— Begin INFORMATION SUPPLIED —
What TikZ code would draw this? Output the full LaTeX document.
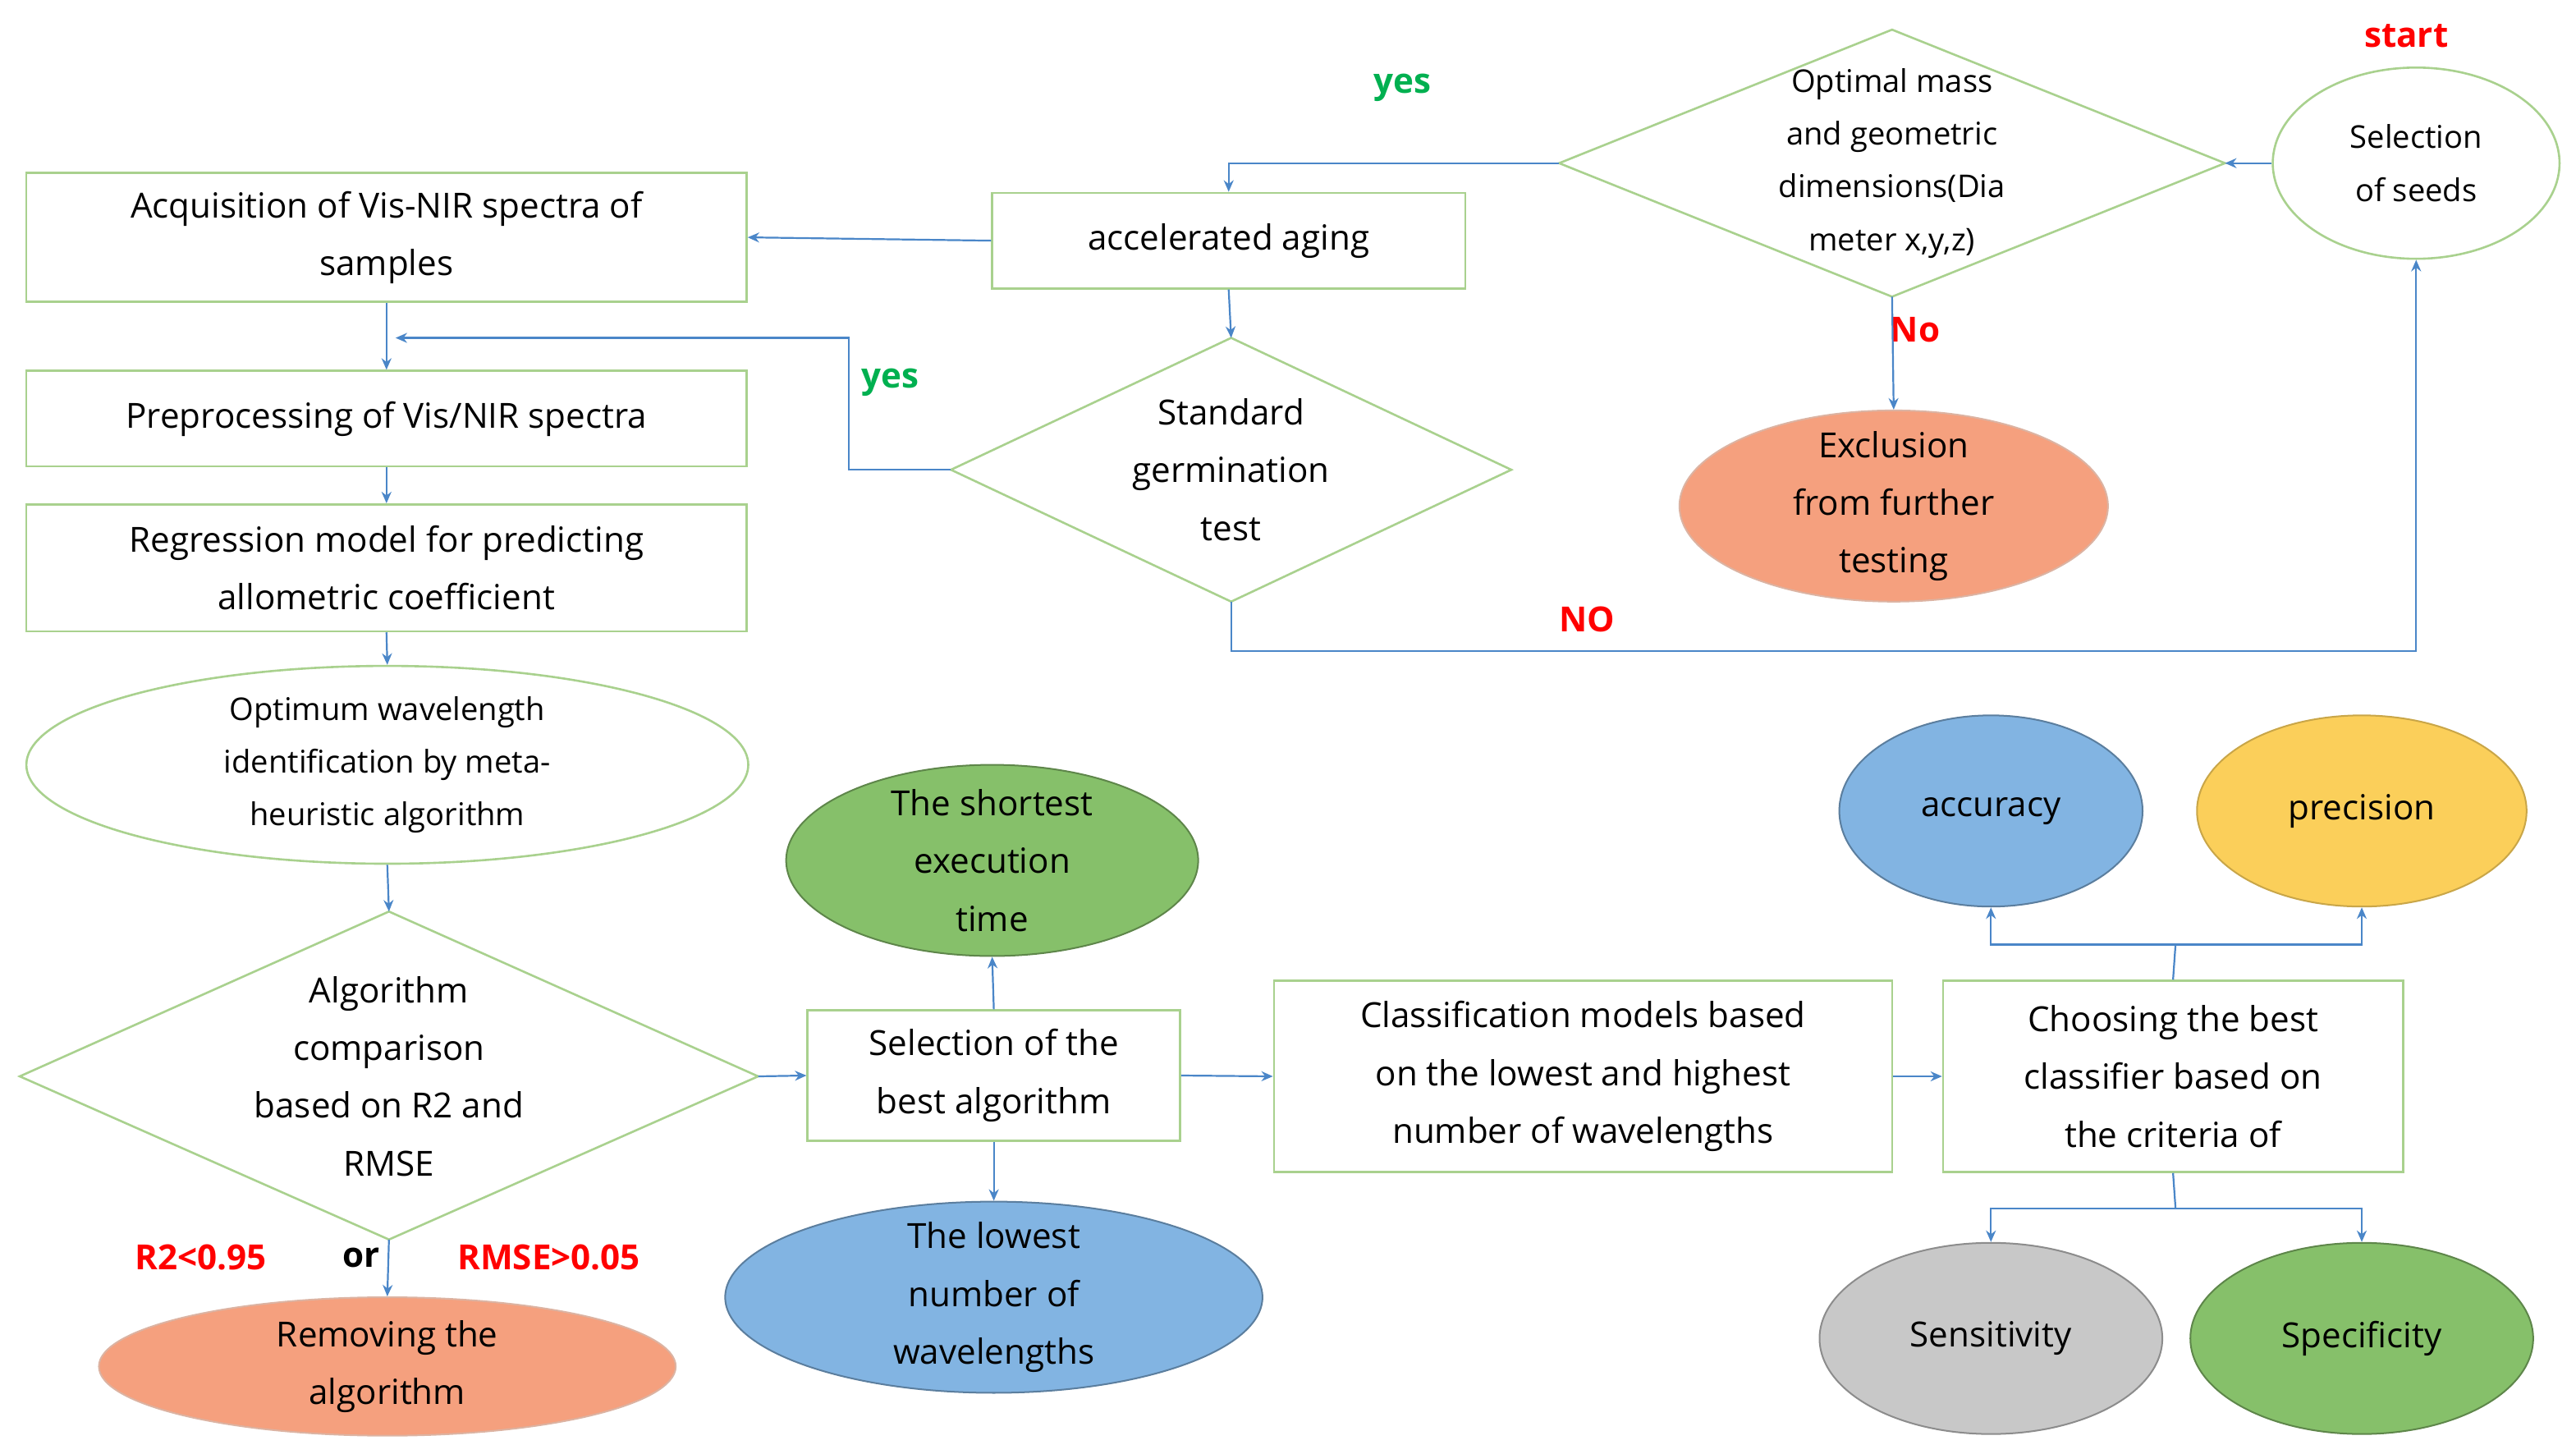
\documentclass[tikz,border=0pt]{standalone}
\usepackage{fontspec}
\setmainfont{Open Sans}
\usetikzlibrary{shapes.geometric,arrows.meta}
\definecolor{lg}{HTML}{A9D18E}
\definecolor{ln}{HTML}{4A86C8}
\definecolor{oran}{HTML}{F5A07E}
\definecolor{gre}{HTML}{86C06A}
\definecolor{blu}{HTML}{82B4E2}
\definecolor{yel}{HTML}{FBCF5A}
\definecolor{gry}{HTML}{C8C8C8}
\begin{document}
\begin{tikzpicture}[x=1pt,y=-1pt,
 every node/.style={font=\fontsize{21}{35}\selectfont,align=center,inner sep=0},
 box/.style={draw=lg,line width=1.3pt,rectangle},
 dl/.style={draw=lg,line width=1.3pt},
 ell/.style={ellipse,line width=1pt},
 ar/.style={draw=ln,line width=1.1pt,-{Stealth[length=7pt,width=6pt]}},
 ln/.style={draw=ln,line width=1.1pt},
 red/.style={text=red,font=\fontsize{21}{25}\selectfont\bfseries},
 grn/.style={text={rgb,255:red,0;green,176;blue,80},font=\fontsize{21}{25}\selectfont\bfseries}]
\useasboundingbox (0,0) rectangle (1563,882);
% boxes
\node[box,minimum width=437,minimum height=78] (A) at (234.5,144) {Acquisition of Vis-NIR spectra of\\samples};
\node[box,minimum width=287,minimum height=58] (ag) at (745.5,146) {accelerated aging};
\node[box,minimum width=437,minimum height=58] (P) at (234.5,254) {Preprocessing of Vis/NIR spectra};
\node[box,minimum width=437,minimum height=77] (R) at (234.5,344.5) {Regression model for predicting\\allometric coefficient};
\node[box,minimum width=226,minimum height=79] (S) at (603,652.5) {Selection of the\\best algorithm};
\node[box,minimum width=375,minimum height=116] (C) at (960.5,653) {Classification models based\\on the lowest and highest\\number of wavelengths};
\node[box,minimum width=279,minimum height=116] (Ch) at (1318.5,653) {Choosing the best\\classifier based on\\the criteria of};
% diamonds (drawn as polygons)
\coordinate (On) at (1148,18); \coordinate (Oe) at (1350,99); \coordinate (Os) at (1148,180); \coordinate (Ow) at (946,99);
\draw[dl] (On) -- (Oe) -- (Os) -- (Ow) -- cycle;
\node[font=\fontsize{19}{32}\selectfont] (O) at (1148,99) {Optimal mass\\and geometric\\dimensions(Dia\\meter x,y,z)};
\coordinate (Gn) at (747,205); \coordinate (Ge) at (917,285); \coordinate (Gs) at (747,365); \coordinate (Gw) at (577,285);
\draw[dl] (Gn) -- (Ge) -- (Gs) -- (Gw) -- cycle;
\node (G) at (747,285) {Standard\\germination\\test};
\coordinate (Dn) at (236,553); \coordinate (De) at (460,653); \coordinate (Ds) at (236,752); \coordinate (Dw) at (12,653);
\draw[dl] (Dn) -- (De) -- (Ds) -- (Dw) -- cycle;
\node (D) at (236,653) {Algorithm\\comparison\\based on R2 and\\RMSE};
% ellipses
\node[ell,draw=lg,line width=1.3pt,minimum width=174,minimum height=116,font=\fontsize{19}{32}\selectfont] (seed) at (1466,99) {Selection\\of seeds};
\node[ell,draw=lg,line width=1.3pt,minimum width=438,minimum height=120,inner sep=-20pt,font=\fontsize{19}{32}\selectfont] (W) at (235,464) {Optimum wavelength\\identification by meta-\\heuristic algorithm};
\node[ell,draw=oran!80!black!60,fill=oran,minimum width=260,minimum height=116,inner sep=-10pt] (E) at (1149,307) {Exclusion\\from further\\testing};
\node[ell,draw=oran!80!black!60,fill=oran,minimum width=350,minimum height=84,inner sep=-10pt] (Rm) at (235,829) {Removing the\\algorithm};
\node[ell,draw=gre!70!black,fill=gre,minimum width=250,minimum height=116,inner sep=-10pt] (T) at (602,522) {The shortest\\execution\\time};
\node[ell,draw=blu!70!black,fill=blu,minimum width=326,minimum height=116,inner sep=-10pt] (L) at (603,787) {The lowest\\number of\\wavelengths};
\node[ell,draw=blu!70!black,fill=blu,minimum width=184,minimum height=116] (acc) at (1208,492) {accuracy};
\node[ell,draw=yel!80!black,fill=yel,minimum width=200,minimum height=116] (pre) at (1433,492) {precision};
\node[ell,draw=gry!70!black,fill=gry,minimum width=208,minimum height=116] (sen) at (1208,812) {Sensitivity};
\node[ell,draw=gre!70!black,fill=gre,minimum width=208,minimum height=116] (spe) at (1433,812) {Specificity};
% labels
\node[red] at (1460,22) {start};
\node[grn] at (851,53) {yes};
\node[red] at (1162,200) {No};
\node[grn] at (540,232) {yes};
\node[red] at (963,376) {NO};
\node[red] at (122,763) {R2<0.95};
\node[font=\fontsize{21}{25}\selectfont\bfseries] at (219,763) {or};
\node[red] at (333,763) {RMSE>0.05};
% connectors
\coordinate (j1) at (1320,573);
\coordinate (j2) at (1320,733);
\coordinate (k1) at (515,205);
\coordinate (k2) at (240,205);
\coordinate (k3) at (1466,395);
\draw[ar] (seed.west) -- (Oe);
\draw[ar] (Ow) -| (ag.north);
\draw[ar] (Os) -- (E.north);
\draw[ar] (ag.west) -- (A.east);
\draw[ar] (ag.south) -- (Gn);
\draw[ar] (Gw) -| (k1) -- (k2);
\draw[ar] (A.south) -- (P.north);
\draw[ar] (Gs) |- (k3) -- (seed.south);
\draw[ar] (P.south) -- (R.north);
\draw[ar] (R.south) -- (W.north);
\draw[ar] (W.south) -- (Dn);
\draw[ar] (De) -- (S.west);
\draw[ar] (Ds) -- (Rm.north);
\draw[ar] (S.north) -- (T.south);
\draw[ar] (S.south) -- (L.north);
\draw[ar] (S.east) -- (C.west);
\draw[ar] (C.east) -- (Ch.west);
\draw[ln] (Ch.north) -- (j1);
\draw[ar] (j1) -| (acc.south);
\draw[ar] (j1) -| (pre.south);
\draw[ln] (Ch.south) -- (j2);
\draw[ar] (j2) -| (sen.north);
\draw[ar] (j2) -| (spe.north);
\end{tikzpicture}
\end{document}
— End INFORMATION SUPPLIED —
INSTRUCTIONS TO FOLLOW:
Transcribe the listing in full and omit the pictures.

SOLUTION TO THE EXERCISE:
What TikZ code would draw this? Output the full LaTeX document.
\documentclass[tikz,border=0pt]{standalone}
\usepackage{fontspec}
\setmainfont{Open Sans}
\usetikzlibrary{shapes.geometric,arrows.meta}
\definecolor{lg}{HTML}{A9D18E}
\definecolor{ln}{HTML}{4A86C8}
\definecolor{oran}{HTML}{F5A07E}
\definecolor{gre}{HTML}{86C06A}
\definecolor{blu}{HTML}{82B4E2}
\definecolor{yel}{HTML}{FBCF5A}
\definecolor{gry}{HTML}{C8C8C8}
\begin{document}
\begin{tikzpicture}[x=1pt,y=-1pt,
 every node/.style={font=\fontsize{21}{35}\selectfont,align=center,inner sep=0},
 box/.style={draw=lg,line width=1.3pt,rectangle},
 dl/.style={draw=lg,line width=1.3pt},
 ell/.style={ellipse,line width=1pt},
 ar/.style={draw=ln,line width=1.1pt,-{Stealth[length=7pt,width=6pt]}},
 ln/.style={draw=ln,line width=1.1pt},
 red/.style={text=red,font=\fontsize{21}{25}\selectfont\bfseries},
 grn/.style={text={rgb,255:red,0;green,176;blue,80},font=\fontsize{21}{25}\selectfont\bfseries}]
\useasboundingbox (0,0) rectangle (1563,882);
% boxes
\node[box,minimum width=437,minimum height=78] (A) at (234.5,144) {Acquisition of Vis-NIR spectra of\\samples};
\node[box,minimum width=287,minimum height=58] (ag) at (745.5,146) {accelerated aging};
\node[box,minimum width=437,minimum height=58] (P) at (234.5,254) {Preprocessing of Vis/NIR spectra};
\node[box,minimum width=437,minimum height=77] (R) at (234.5,344.5) {Regression model for predicting\\allometric coefficient};
\node[box,minimum width=226,minimum height=79] (S) at (603,652.5) {Selection of the\\best algorithm};
\node[box,minimum width=375,minimum height=116] (C) at (960.5,653) {Classification models based\\on the lowest and highest\\number of wavelengths};
\node[box,minimum width=279,minimum height=116] (Ch) at (1318.5,653) {Choosing the best\\classifier based on\\the criteria of};
% diamonds (drawn as polygons)
\coordinate (On) at (1148,18); \coordinate (Oe) at (1350,99); \coordinate (Os) at (1148,180); \coordinate (Ow) at (946,99);
\draw[dl] (On) -- (Oe) -- (Os) -- (Ow) -- cycle;
\node[font=\fontsize{19}{32}\selectfont] (O) at (1148,99) {Optimal mass\\and geometric\\dimensions(Dia\\meter x,y,z)};
\coordinate (Gn) at (747,205); \coordinate (Ge) at (917,285); \coordinate (Gs) at (747,365); \coordinate (Gw) at (577,285);
\draw[dl] (Gn) -- (Ge) -- (Gs) -- (Gw) -- cycle;
\node (G) at (747,285) {Standard\\germination\\test};
\coordinate (Dn) at (236,553); \coordinate (De) at (460,653); \coordinate (Ds) at (236,752); \coordinate (Dw) at (12,653);
\draw[dl] (Dn) -- (De) -- (Ds) -- (Dw) -- cycle;
\node (D) at (236,653) {Algorithm\\comparison\\based on R2 and\\RMSE};
% ellipses
\node[ell,draw=lg,line width=1.3pt,minimum width=174,minimum height=116,font=\fontsize{19}{32}\selectfont] (seed) at (1466,99) {Selection\\of seeds};
\node[ell,draw=lg,line width=1.3pt,minimum width=438,minimum height=120,inner sep=-20pt,font=\fontsize{19}{32}\selectfont] (W) at (235,464) {Optimum wavelength\\identification by meta-\\heuristic algorithm};
\node[ell,draw=oran!80!black!60,fill=oran,minimum width=260,minimum height=116,inner sep=-10pt] (E) at (1149,307) {Exclusion\\from further\\testing};
\node[ell,draw=oran!80!black!60,fill=oran,minimum width=350,minimum height=84,inner sep=-10pt] (Rm) at (235,829) {Removing the\\algorithm};
\node[ell,draw=gre!70!black,fill=gre,minimum width=250,minimum height=116,inner sep=-10pt] (T) at (602,522) {The shortest\\execution\\time};
\node[ell,draw=blu!70!black,fill=blu,minimum width=326,minimum height=116,inner sep=-10pt] (L) at (603,787) {The lowest\\number of\\wavelengths};
\node[ell,draw=blu!70!black,fill=blu,minimum width=184,minimum height=116] (acc) at (1208,492) {accuracy};
\node[ell,draw=yel!80!black,fill=yel,minimum width=200,minimum height=116] (pre) at (1433,492) {precision};
\node[ell,draw=gry!70!black,fill=gry,minimum width=208,minimum height=116] (sen) at (1208,812) {Sensitivity};
\node[ell,draw=gre!70!black,fill=gre,minimum width=208,minimum height=116] (spe) at (1433,812) {Specificity};
% labels
\node[red] at (1460,22) {start};
\node[grn] at (851,53) {yes};
\node[red] at (1162,200) {No};
\node[grn] at (540,232) {yes};
\node[red] at (963,376) {NO};
\node[red] at (122,763) {R2<0.95};
\node[font=\fontsize{21}{25}\selectfont\bfseries] at (219,763) {or};
\node[red] at (333,763) {RMSE>0.05};
% connectors
\coordinate (j1) at (1320,573);
\coordinate (j2) at (1320,733);
\coordinate (k1) at (515,205);
\coordinate (k2) at (240,205);
\coordinate (k3) at (1466,395);
\draw[ar] (seed.west) -- (Oe);
\draw[ar] (Ow) -| (ag.north);
\draw[ar] (Os) -- (E.north);
\draw[ar] (ag.west) -- (A.east);
\draw[ar] (ag.south) -- (Gn);
\draw[ar] (Gw) -| (k1) -- (k2);
\draw[ar] (A.south) -- (P.north);
\draw[ar] (Gs) |- (k3) -- (seed.south);
\draw[ar] (P.south) -- (R.north);
\draw[ar] (R.south) -- (W.north);
\draw[ar] (W.south) -- (Dn);
\draw[ar] (De) -- (S.west);
\draw[ar] (Ds) -- (Rm.north);
\draw[ar] (S.north) -- (T.south);
\draw[ar] (S.south) -- (L.north);
\draw[ar] (S.east) -- (C.west);
\draw[ar] (C.east) -- (Ch.west);
\draw[ln] (Ch.north) -- (j1);
\draw[ar] (j1) -| (acc.south);
\draw[ar] (j1) -| (pre.south);
\draw[ln] (Ch.south) -- (j2);
\draw[ar] (j2) -| (sen.north);
\draw[ar] (j2) -| (spe.north);
\end{tikzpicture}
\end{document}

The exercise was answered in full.